§ Stated exercise:
Output the full listing word for word.

§ Supplied data:
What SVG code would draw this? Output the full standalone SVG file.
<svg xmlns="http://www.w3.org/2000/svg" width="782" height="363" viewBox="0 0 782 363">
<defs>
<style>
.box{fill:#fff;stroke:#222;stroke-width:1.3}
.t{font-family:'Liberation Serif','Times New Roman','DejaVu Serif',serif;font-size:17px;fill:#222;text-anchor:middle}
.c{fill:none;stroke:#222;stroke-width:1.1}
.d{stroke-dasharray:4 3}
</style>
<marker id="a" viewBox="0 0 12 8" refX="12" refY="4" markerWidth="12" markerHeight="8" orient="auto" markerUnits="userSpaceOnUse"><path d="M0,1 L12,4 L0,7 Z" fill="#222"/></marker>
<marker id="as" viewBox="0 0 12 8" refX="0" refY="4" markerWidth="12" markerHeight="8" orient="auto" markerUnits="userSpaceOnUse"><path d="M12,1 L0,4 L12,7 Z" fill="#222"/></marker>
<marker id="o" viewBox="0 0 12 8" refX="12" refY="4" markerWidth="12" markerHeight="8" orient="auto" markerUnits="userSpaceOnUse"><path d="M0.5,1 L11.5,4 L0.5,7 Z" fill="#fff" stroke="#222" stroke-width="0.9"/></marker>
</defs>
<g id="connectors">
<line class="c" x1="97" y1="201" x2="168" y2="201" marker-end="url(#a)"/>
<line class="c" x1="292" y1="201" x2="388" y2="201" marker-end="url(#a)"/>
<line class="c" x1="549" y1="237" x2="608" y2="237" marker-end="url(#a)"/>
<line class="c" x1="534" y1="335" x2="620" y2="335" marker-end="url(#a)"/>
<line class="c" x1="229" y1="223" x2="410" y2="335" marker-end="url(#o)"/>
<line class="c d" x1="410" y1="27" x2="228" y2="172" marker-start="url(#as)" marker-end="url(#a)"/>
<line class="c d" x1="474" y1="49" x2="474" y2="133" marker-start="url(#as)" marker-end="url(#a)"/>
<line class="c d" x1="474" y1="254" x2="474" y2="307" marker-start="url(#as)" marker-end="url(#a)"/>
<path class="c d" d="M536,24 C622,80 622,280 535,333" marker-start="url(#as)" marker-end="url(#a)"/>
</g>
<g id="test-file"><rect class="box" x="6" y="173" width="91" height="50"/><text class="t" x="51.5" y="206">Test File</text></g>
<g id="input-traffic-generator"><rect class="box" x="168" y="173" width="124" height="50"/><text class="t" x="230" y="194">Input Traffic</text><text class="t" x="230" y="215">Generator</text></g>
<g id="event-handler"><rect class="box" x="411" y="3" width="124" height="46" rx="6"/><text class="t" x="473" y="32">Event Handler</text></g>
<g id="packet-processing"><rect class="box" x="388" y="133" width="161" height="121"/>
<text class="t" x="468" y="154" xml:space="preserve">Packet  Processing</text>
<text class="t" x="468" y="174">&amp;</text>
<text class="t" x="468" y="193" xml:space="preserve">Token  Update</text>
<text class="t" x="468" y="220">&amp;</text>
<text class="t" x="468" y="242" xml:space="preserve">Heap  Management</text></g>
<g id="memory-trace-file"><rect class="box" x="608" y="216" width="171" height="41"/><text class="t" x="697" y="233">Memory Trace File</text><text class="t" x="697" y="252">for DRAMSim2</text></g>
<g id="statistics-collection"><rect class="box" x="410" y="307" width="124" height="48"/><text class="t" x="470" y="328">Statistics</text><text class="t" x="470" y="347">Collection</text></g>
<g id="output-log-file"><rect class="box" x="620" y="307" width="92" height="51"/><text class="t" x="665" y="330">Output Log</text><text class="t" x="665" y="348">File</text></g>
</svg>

§ Output of the task:
What SVG code would draw this? Output the full standalone SVG file.
<svg xmlns="http://www.w3.org/2000/svg" width="782" height="363" viewBox="0 0 782 363">
<defs>
<style>
.box{fill:#fff;stroke:#222;stroke-width:1.3}
.t{font-family:'Liberation Serif','Times New Roman','DejaVu Serif',serif;font-size:17px;fill:#222;text-anchor:middle}
.c{fill:none;stroke:#222;stroke-width:1.1}
.d{stroke-dasharray:4 3}
</style>
<marker id="a" viewBox="0 0 12 8" refX="12" refY="4" markerWidth="12" markerHeight="8" orient="auto" markerUnits="userSpaceOnUse"><path d="M0,1 L12,4 L0,7 Z" fill="#222"/></marker>
<marker id="as" viewBox="0 0 12 8" refX="0" refY="4" markerWidth="12" markerHeight="8" orient="auto" markerUnits="userSpaceOnUse"><path d="M12,1 L0,4 L12,7 Z" fill="#222"/></marker>
<marker id="o" viewBox="0 0 12 8" refX="12" refY="4" markerWidth="12" markerHeight="8" orient="auto" markerUnits="userSpaceOnUse"><path d="M0.5,1 L11.5,4 L0.5,7 Z" fill="#fff" stroke="#222" stroke-width="0.9"/></marker>
</defs>
<g id="connectors">
<line class="c" x1="97" y1="201" x2="168" y2="201" marker-end="url(#a)"/>
<line class="c" x1="292" y1="201" x2="388" y2="201" marker-end="url(#a)"/>
<line class="c" x1="549" y1="237" x2="608" y2="237" marker-end="url(#a)"/>
<line class="c" x1="534" y1="335" x2="620" y2="335" marker-end="url(#a)"/>
<line class="c" x1="229" y1="223" x2="410" y2="335" marker-end="url(#o)"/>
<line class="c d" x1="410" y1="27" x2="228" y2="172" marker-start="url(#as)" marker-end="url(#a)"/>
<line class="c d" x1="474" y1="49" x2="474" y2="133" marker-start="url(#as)" marker-end="url(#a)"/>
<line class="c d" x1="474" y1="254" x2="474" y2="307" marker-start="url(#as)" marker-end="url(#a)"/>
<path class="c d" d="M536,24 C622,80 622,280 535,333" marker-start="url(#as)" marker-end="url(#a)"/>
</g>
<g id="test-file"><rect class="box" x="6" y="173" width="91" height="50"/><text class="t" x="51.5" y="206">Test File</text></g>
<g id="input-traffic-generator"><rect class="box" x="168" y="173" width="124" height="50"/><text class="t" x="230" y="194">Input Traffic</text><text class="t" x="230" y="215">Generator</text></g>
<g id="event-handler"><rect class="box" x="411" y="3" width="124" height="46" rx="6"/><text class="t" x="473" y="32">Event Handler</text></g>
<g id="packet-processing"><rect class="box" x="388" y="133" width="161" height="121"/>
<text class="t" x="468" y="154" xml:space="preserve">Packet  Processing</text>
<text class="t" x="468" y="174">&amp;</text>
<text class="t" x="468" y="193" xml:space="preserve">Token  Update</text>
<text class="t" x="468" y="220">&amp;</text>
<text class="t" x="468" y="242" xml:space="preserve">Heap  Management</text></g>
<g id="memory-trace-file"><rect class="box" x="608" y="216" width="171" height="41"/><text class="t" x="697" y="233">Memory Trace File</text><text class="t" x="697" y="252">for DRAMSim2</text></g>
<g id="statistics-collection"><rect class="box" x="410" y="307" width="124" height="48"/><text class="t" x="470" y="328">Statistics</text><text class="t" x="470" y="347">Collection</text></g>
<g id="output-log-file"><rect class="box" x="620" y="307" width="92" height="51"/><text class="t" x="665" y="330">Output Log</text><text class="t" x="665" y="348">File</text></g>
</svg>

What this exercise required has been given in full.